Given instruction
Give all the lines below again, exactly, with no pictures.

Data segment
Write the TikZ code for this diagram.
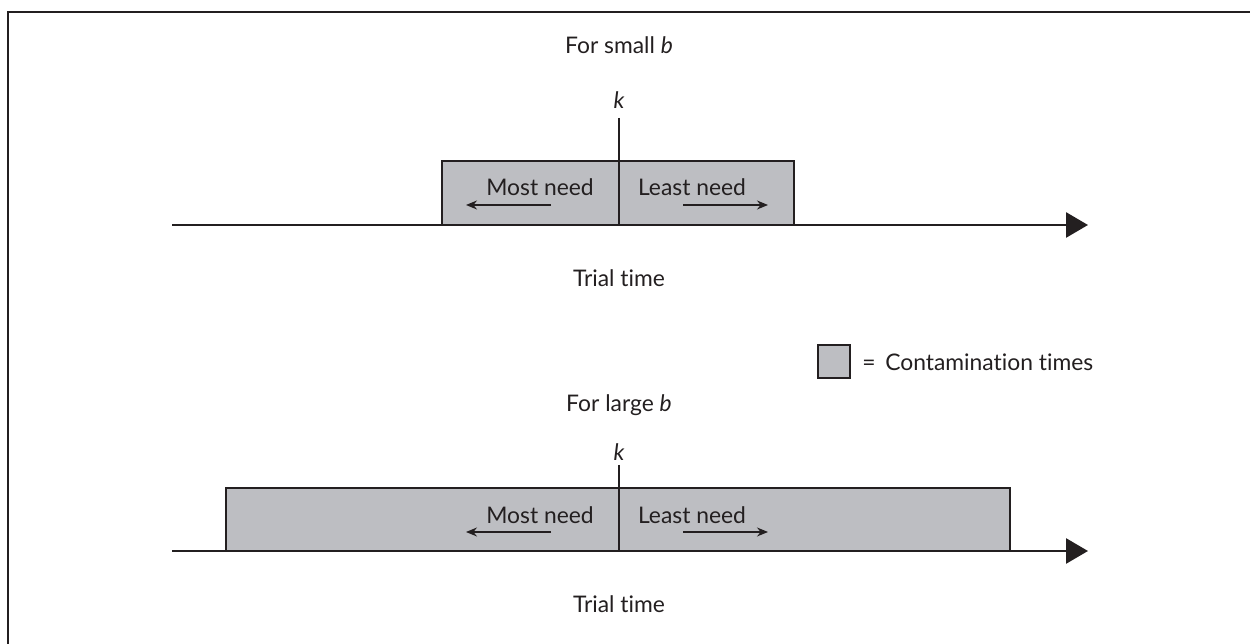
\documentclass[tikz,border=0pt]{standalone}
\usepackage{fontspec}
\setmainfont{Lato}[Ligatures={NoCommon}]
\usetikzlibrary{arrows.meta}
\definecolor{ink}{HTML}{231F20}
\definecolor{band}{HTML}{BDBEC2}
\tikzset{
  axis/.style={ink, line width=1.6pt, -{Triangle[length=0.44cm, width=0.5cm]}},
  needarrow/.style={ink, line width=0.75pt, -{Stealth[length=0.22cm, width=0.18cm]}},
  contam/.style={draw=ink, fill=band, line width=0.9pt},
  lbl/.style={text=ink, font=\fontsize{13}{15}\selectfont, inner sep=0pt}
}
\begin{document}
\begin{tikzpicture}
    \useasboundingbox (0,0) rectangle (25,12.88);
    % frame
    \draw[ink, line width=1.2pt] (0.16,0) -- (0.16,12.64) -- (25,12.64);

    % small b
    \node[lbl] (titleS) at (12.38,11.98) {For small \textit{b}};
    \draw[contam] (8.84,8.38) rectangle (15.88,9.66);
    \coordinate (axisS0) at (3.44,8.38);
    \coordinate (axisS1) at (21.76,8.38);
    \draw[axis] (axisS0) -- (axisS1);
    \node[lbl] (kS) at (12.38,10.88) {\textit{k}};
    \coordinate (kStop) at (12.38,10.52);
    \coordinate (kSbot) at (12.38,8.38);
    \draw[ink, line width=1.2pt] (kStop) -- (kSbot);
    \node[lbl] (mostS) at (10.8,9.14) {Most need};
    \node[lbl] (leastS) at (13.84,9.14) {Least need};
    \coordinate (mostSa) at (11.02,8.78);
    \coordinate (mostSb) at (9.32,8.78);
    \coordinate (leastSa) at (13.66,8.78);
    \coordinate (leastSb) at (15.36,8.78);
    \draw[needarrow] (mostSa) -- (mostSb);
    \draw[needarrow] (leastSa) -- (leastSb);
    \node[lbl] (timeS) at (12.38,7.32) {Trial time};

    % legend
    \draw[contam] (16.36,5.32) rectangle (17.0,5.98);
    \node[lbl, anchor=west] (legend) at (17.24,5.64) {=\, Contamination times};

    % large b
    \node[lbl] (titleL) at (12.38,4.78) {For large \textit{b}};
    \draw[contam] (4.52,1.86) rectangle (20.2,3.12);
    \coordinate (axisL0) at (3.44,1.86);
    \coordinate (axisL1) at (21.76,1.86);
    \draw[axis] (axisL0) -- (axisL1);
    \node[lbl] (kL) at (12.38,3.84) {\textit{k}};
    \coordinate (kLtop) at (12.38,3.58);
    \coordinate (kLbot) at (12.38,1.86);
    \draw[ink, line width=1.2pt] (kLtop) -- (kLbot);
    \node[lbl] (mostL) at (10.8,2.58) {Most need};
    \node[lbl] (leastL) at (13.84,2.58) {Least need};
    \coordinate (mostLa) at (11.02,2.24);
    \coordinate (mostLb) at (9.32,2.24);
    \coordinate (leastLa) at (13.66,2.24);
    \coordinate (leastLb) at (15.36,2.24);
    \draw[needarrow] (mostLa) -- (mostLb);
    \draw[needarrow] (leastLa) -- (leastLb);
    \node[lbl] (timeL) at (12.38,0.8) {Trial time};
\end{tikzpicture}
\end{document}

Result
Write the TikZ code for this diagram.
\documentclass[tikz,border=0pt]{standalone}
\usepackage{fontspec}
\setmainfont{Lato}[Ligatures={NoCommon}]
\usetikzlibrary{arrows.meta}
\definecolor{ink}{HTML}{231F20}
\definecolor{band}{HTML}{BDBEC2}
\tikzset{
  axis/.style={ink, line width=1.6pt, -{Triangle[length=0.44cm, width=0.5cm]}},
  needarrow/.style={ink, line width=0.75pt, -{Stealth[length=0.22cm, width=0.18cm]}},
  contam/.style={draw=ink, fill=band, line width=0.9pt},
  lbl/.style={text=ink, font=\fontsize{13}{15}\selectfont, inner sep=0pt}
}
\begin{document}
\begin{tikzpicture}
    \useasboundingbox (0,0) rectangle (25,12.88);
    % frame
    \draw[ink, line width=1.2pt] (0.16,0) -- (0.16,12.64) -- (25,12.64);

    % small b
    \node[lbl] (titleS) at (12.38,11.98) {For small \textit{b}};
    \draw[contam] (8.84,8.38) rectangle (15.88,9.66);
    \coordinate (axisS0) at (3.44,8.38);
    \coordinate (axisS1) at (21.76,8.38);
    \draw[axis] (axisS0) -- (axisS1);
    \node[lbl] (kS) at (12.38,10.88) {\textit{k}};
    \coordinate (kStop) at (12.38,10.52);
    \coordinate (kSbot) at (12.38,8.38);
    \draw[ink, line width=1.2pt] (kStop) -- (kSbot);
    \node[lbl] (mostS) at (10.8,9.14) {Most need};
    \node[lbl] (leastS) at (13.84,9.14) {Least need};
    \coordinate (mostSa) at (11.02,8.78);
    \coordinate (mostSb) at (9.32,8.78);
    \coordinate (leastSa) at (13.66,8.78);
    \coordinate (leastSb) at (15.36,8.78);
    \draw[needarrow] (mostSa) -- (mostSb);
    \draw[needarrow] (leastSa) -- (leastSb);
    \node[lbl] (timeS) at (12.38,7.32) {Trial time};

    % legend
    \draw[contam] (16.36,5.32) rectangle (17.0,5.98);
    \node[lbl, anchor=west] (legend) at (17.24,5.64) {=\, Contamination times};

    % large b
    \node[lbl] (titleL) at (12.38,4.78) {For large \textit{b}};
    \draw[contam] (4.52,1.86) rectangle (20.2,3.12);
    \coordinate (axisL0) at (3.44,1.86);
    \coordinate (axisL1) at (21.76,1.86);
    \draw[axis] (axisL0) -- (axisL1);
    \node[lbl] (kL) at (12.38,3.84) {\textit{k}};
    \coordinate (kLtop) at (12.38,3.58);
    \coordinate (kLbot) at (12.38,1.86);
    \draw[ink, line width=1.2pt] (kLtop) -- (kLbot);
    \node[lbl] (mostL) at (10.8,2.58) {Most need};
    \node[lbl] (leastL) at (13.84,2.58) {Least need};
    \coordinate (mostLa) at (11.02,2.24);
    \coordinate (mostLb) at (9.32,2.24);
    \coordinate (leastLa) at (13.66,2.24);
    \coordinate (leastLb) at (15.36,2.24);
    \draw[needarrow] (mostLa) -- (mostLb);
    \draw[needarrow] (leastLa) -- (leastLb);
    \node[lbl] (timeL) at (12.38,0.8) {Trial time};
\end{tikzpicture}
\end{document}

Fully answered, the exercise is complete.